Set down, exactly as written, only the lines starting with the one that holds "What TikZ code" and ending with the one that holds "minimum width=80, minimum".

═══ RECORD EXCERPTS

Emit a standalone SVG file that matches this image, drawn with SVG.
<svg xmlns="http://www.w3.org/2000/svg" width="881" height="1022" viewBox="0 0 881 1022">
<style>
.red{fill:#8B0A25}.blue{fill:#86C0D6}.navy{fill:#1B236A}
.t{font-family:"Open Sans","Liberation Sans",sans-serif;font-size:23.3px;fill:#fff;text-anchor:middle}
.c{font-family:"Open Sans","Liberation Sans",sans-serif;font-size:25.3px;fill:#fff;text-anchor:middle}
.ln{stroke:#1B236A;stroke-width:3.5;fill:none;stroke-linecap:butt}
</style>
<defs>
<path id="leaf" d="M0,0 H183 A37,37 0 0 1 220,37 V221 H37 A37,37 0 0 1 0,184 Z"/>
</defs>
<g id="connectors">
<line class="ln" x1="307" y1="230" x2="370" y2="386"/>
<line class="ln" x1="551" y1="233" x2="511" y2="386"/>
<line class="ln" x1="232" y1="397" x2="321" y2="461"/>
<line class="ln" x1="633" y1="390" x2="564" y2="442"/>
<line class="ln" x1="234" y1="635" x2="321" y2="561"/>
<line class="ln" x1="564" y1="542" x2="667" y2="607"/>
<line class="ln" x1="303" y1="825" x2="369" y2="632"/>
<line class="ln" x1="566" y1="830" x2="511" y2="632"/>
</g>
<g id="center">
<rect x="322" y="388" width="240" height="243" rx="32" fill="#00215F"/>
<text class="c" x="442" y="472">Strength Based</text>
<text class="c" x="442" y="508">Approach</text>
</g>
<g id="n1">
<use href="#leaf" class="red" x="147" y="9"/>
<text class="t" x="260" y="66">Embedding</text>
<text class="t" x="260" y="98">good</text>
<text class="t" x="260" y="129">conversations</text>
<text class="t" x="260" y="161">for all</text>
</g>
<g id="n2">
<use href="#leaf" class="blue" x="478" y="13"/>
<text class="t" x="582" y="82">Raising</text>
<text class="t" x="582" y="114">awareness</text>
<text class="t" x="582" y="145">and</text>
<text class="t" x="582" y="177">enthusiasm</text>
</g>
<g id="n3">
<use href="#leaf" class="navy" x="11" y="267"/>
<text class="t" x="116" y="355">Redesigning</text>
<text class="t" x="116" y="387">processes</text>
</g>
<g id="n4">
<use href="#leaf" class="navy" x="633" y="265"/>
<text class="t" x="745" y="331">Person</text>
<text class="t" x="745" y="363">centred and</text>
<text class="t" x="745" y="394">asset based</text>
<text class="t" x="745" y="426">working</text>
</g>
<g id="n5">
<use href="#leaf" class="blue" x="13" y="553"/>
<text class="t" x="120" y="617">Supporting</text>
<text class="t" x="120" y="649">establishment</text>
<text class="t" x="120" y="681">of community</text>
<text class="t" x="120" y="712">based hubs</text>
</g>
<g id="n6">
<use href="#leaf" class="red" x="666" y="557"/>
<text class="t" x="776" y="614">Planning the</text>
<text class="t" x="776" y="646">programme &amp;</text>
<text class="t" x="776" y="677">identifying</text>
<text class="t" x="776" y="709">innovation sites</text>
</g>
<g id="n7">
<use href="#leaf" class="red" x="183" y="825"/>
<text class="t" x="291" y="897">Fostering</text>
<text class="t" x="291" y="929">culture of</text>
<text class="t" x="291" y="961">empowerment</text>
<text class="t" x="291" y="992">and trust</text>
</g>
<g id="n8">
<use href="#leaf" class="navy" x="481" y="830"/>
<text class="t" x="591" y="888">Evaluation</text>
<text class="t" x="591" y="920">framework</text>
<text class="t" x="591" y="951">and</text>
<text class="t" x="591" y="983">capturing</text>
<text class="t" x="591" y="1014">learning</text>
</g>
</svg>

══════
═══ RECORD EXCERPTS

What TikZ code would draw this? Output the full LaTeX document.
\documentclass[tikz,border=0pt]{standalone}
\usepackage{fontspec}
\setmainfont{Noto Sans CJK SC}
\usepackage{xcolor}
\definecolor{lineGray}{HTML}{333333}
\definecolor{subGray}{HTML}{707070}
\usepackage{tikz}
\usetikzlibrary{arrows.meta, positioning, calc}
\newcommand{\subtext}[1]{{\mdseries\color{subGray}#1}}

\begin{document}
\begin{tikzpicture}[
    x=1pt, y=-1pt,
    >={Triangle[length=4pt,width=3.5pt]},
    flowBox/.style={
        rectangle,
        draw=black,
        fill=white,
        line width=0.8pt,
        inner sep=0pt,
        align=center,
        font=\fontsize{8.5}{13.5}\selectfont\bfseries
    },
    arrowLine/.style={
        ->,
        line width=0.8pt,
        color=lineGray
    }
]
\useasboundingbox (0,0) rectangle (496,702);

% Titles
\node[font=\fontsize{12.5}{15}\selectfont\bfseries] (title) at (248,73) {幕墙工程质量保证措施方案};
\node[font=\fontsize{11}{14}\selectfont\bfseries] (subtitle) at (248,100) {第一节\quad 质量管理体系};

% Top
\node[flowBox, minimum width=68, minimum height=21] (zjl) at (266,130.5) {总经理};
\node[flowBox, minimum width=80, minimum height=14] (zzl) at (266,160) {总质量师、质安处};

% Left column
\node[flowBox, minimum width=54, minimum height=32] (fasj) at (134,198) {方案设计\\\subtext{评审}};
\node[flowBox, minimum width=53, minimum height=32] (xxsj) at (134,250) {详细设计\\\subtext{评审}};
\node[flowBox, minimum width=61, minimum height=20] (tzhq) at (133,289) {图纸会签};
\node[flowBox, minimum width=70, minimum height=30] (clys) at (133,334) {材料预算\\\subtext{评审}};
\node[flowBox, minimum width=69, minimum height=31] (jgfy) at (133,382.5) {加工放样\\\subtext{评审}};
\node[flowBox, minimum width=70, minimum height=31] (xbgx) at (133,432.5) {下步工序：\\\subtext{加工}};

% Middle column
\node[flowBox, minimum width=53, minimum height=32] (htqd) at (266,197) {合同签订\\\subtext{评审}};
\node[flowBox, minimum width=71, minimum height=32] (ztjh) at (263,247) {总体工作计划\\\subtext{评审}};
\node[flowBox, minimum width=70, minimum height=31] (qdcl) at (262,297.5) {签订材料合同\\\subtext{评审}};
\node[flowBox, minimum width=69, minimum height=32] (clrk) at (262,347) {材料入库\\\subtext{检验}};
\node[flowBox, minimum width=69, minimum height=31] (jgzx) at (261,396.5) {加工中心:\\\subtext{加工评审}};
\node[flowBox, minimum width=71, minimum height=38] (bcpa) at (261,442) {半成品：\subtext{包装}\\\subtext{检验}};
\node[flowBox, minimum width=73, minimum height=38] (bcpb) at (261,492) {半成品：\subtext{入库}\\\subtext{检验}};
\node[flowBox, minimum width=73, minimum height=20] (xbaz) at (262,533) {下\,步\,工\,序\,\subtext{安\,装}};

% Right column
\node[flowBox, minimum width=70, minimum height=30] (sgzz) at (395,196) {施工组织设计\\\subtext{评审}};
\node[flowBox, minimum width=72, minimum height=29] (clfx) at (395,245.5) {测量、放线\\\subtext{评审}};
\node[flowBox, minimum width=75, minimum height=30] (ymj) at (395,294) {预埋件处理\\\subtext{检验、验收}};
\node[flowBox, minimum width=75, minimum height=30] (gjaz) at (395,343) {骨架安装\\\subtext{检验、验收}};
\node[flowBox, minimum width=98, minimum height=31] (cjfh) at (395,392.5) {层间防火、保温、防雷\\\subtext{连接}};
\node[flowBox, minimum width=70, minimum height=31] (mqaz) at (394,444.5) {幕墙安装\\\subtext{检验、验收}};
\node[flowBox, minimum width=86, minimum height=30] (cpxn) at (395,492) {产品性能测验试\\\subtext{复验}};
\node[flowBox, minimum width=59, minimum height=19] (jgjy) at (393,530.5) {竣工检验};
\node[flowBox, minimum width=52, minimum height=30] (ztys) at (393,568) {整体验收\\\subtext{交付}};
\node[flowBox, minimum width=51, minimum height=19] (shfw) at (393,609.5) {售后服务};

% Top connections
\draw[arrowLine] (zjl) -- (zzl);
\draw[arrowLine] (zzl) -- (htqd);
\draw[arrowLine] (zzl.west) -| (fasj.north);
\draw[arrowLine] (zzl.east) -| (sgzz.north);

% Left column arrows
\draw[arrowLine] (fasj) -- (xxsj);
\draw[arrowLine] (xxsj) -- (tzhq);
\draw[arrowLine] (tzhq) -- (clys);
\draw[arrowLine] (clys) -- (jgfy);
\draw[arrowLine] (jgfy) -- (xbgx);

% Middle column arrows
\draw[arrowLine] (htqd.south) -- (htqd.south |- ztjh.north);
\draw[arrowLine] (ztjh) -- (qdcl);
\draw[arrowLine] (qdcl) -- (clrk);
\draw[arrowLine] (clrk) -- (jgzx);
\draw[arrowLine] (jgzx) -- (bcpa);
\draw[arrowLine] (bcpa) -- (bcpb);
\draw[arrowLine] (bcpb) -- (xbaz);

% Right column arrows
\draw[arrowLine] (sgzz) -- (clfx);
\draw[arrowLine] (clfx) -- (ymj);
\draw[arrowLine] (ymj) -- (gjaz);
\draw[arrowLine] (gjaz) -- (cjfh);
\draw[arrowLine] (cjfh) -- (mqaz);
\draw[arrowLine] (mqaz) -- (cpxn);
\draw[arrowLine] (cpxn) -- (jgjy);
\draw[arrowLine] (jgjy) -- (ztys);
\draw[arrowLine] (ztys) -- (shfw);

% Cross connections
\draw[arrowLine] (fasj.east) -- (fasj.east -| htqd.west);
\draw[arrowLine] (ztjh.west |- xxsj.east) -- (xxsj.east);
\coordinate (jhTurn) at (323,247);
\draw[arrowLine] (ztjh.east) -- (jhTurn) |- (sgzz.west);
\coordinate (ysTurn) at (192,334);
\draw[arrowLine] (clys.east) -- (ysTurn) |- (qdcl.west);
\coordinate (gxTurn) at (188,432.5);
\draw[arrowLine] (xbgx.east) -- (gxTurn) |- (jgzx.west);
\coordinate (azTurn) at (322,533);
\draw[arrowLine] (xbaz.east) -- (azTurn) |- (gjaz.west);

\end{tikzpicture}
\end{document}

══════

● **TASK ANSWER**:
What TikZ code would draw this? Output the full LaTeX document.
\documentclass[tikz,border=0pt]{standalone}
\usepackage{fontspec}
\setmainfont{Noto Sans CJK SC}
\usepackage{xcolor}
\definecolor{lineGray}{HTML}{333333}
\definecolor{subGray}{HTML}{707070}
\usepackage{tikz}
\usetikzlibrary{arrows.meta, positioning, calc}
\newcommand{\subtext}[1]{{\mdseries\color{subGray}#1}}

\begin{document}
\begin{tikzpicture}[
    x=1pt, y=-1pt,
    >={Triangle[length=4pt,width=3.5pt]},
    flowBox/.style={
        rectangle,
        draw=black,
        fill=white,
        line width=0.8pt,
        inner sep=0pt,
        align=center,
        font=\fontsize{8.5}{13.5}\selectfont\bfseries
    },
    arrowLine/.style={
        ->,
        line width=0.8pt,
        color=lineGray
    }
]
\useasboundingbox (0,0) rectangle (496,702);

% Titles
\node[font=\fontsize{12.5}{15}\selectfont\bfseries] (title) at (248,73) {幕墙工程质量保证措施方案};
\node[font=\fontsize{11}{14}\selectfont\bfseries] (subtitle) at (248,100) {第一节\quad 质量管理体系};

% Top
\node[flowBox, minimum width=68, minimum height=21] (zjl) at (266,130.5) {总经理};
\node[flowBox, minimum width=80, minimum height=14] (zzl) at (266,160) {总质量师、质安处};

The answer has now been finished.